SOURCE MATERIAL =
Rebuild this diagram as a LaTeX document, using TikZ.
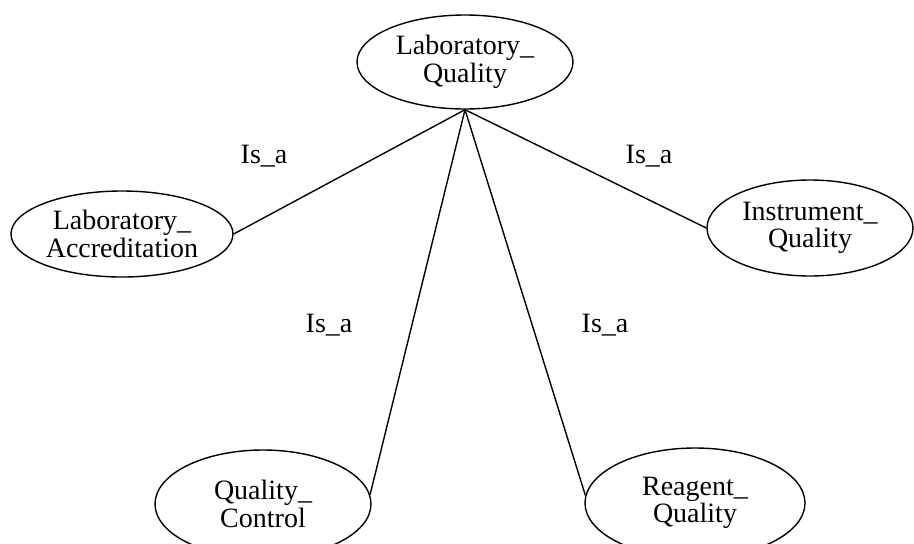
\documentclass[tikz,border=0pt]{standalone}
\usepackage{fontspec}
\setmainfont{Liberation Serif}
\usetikzlibrary{shapes.geometric}
\tikzset{
  concept/.style={draw, line width=1.4pt, ellipse, inner sep=0pt,
    align=center, font=\fontsize{28}{27.5}\selectfont},
  relation/.style={line width=1.4pt},
  rellabel/.style={anchor=base, inner sep=0pt, font=\fontsize{28}{28}\selectfont}
}
\begin{document}
\begin{tikzpicture}[x=1pt, y=-1pt]
  \useasboundingbox (0,0) rectangle (914,544);
  % concepts
  \node[concept, minimum width=216pt, minimum height=94pt] (lq) at (465,62) {Laboratory\_\\Quality};
  \node[concept, minimum width=222pt, minimum height=86pt] (la) at (122,234) {Laboratory\_\\Accreditation};
  \node[concept, minimum width=206pt, minimum height=96pt] (iq) at (810,228) {Instrument\_\\Quality};
  \node[concept, minimum width=216pt, minimum height=108pt] (qc) at (263,504) {Quality\_\\Control};
  \node[concept, minimum width=220pt, minimum height=110pt] (rq) at (695,503) {Reagent\_\\Quality};
  % is-a relations
  \draw[relation] (lq.south) -- (la.east);
  \draw[relation] (lq.south) -- (iq.west);
  \draw[relation] (lq.south) -- (qc.5);
  \draw[relation] (lq.south) -- (rq.176);
  % relation labels
  \node[rellabel] (l1) at (264,163) {Is\_a};
  \node[rellabel] (l2) at (649,163) {Is\_a};
  \node[rellabel] (l3) at (329,332) {Is\_a};
  \node[rellabel] (l4) at (605,332) {Is\_a};
\end{tikzpicture}
\end{document}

PROBLEM =
Transcribe the preceding listing in its entirety and with exact wording, leaving out pictures.

TASK ANSWER =
Rebuild this diagram as a LaTeX document, using TikZ.
\documentclass[tikz,border=0pt]{standalone}
\usepackage{fontspec}
\setmainfont{Liberation Serif}
\usetikzlibrary{shapes.geometric}
\tikzset{
  concept/.style={draw, line width=1.4pt, ellipse, inner sep=0pt,
    align=center, font=\fontsize{28}{27.5}\selectfont},
  relation/.style={line width=1.4pt},
  rellabel/.style={anchor=base, inner sep=0pt, font=\fontsize{28}{28}\selectfont}
}
\begin{document}
\begin{tikzpicture}[x=1pt, y=-1pt]
  \useasboundingbox (0,0) rectangle (914,544);
  % concepts
  \node[concept, minimum width=216pt, minimum height=94pt] (lq) at (465,62) {Laboratory\_\\Quality};
  \node[concept, minimum width=222pt, minimum height=86pt] (la) at (122,234) {Laboratory\_\\Accreditation};
  \node[concept, minimum width=206pt, minimum height=96pt] (iq) at (810,228) {Instrument\_\\Quality};
  \node[concept, minimum width=216pt, minimum height=108pt] (qc) at (263,504) {Quality\_\\Control};
  \node[concept, minimum width=220pt, minimum height=110pt] (rq) at (695,503) {Reagent\_\\Quality};
  % is-a relations
  \draw[relation] (lq.south) -- (la.east);
  \draw[relation] (lq.south) -- (iq.west);
  \draw[relation] (lq.south) -- (qc.5);
  \draw[relation] (lq.south) -- (rq.176);
  % relation labels
  \node[rellabel] (l1) at (264,163) {Is\_a};
  \node[rellabel] (l2) at (649,163) {Is\_a};
  \node[rellabel] (l3) at (329,332) {Is\_a};
  \node[rellabel] (l4) at (605,332) {Is\_a};
\end{tikzpicture}
\end{document}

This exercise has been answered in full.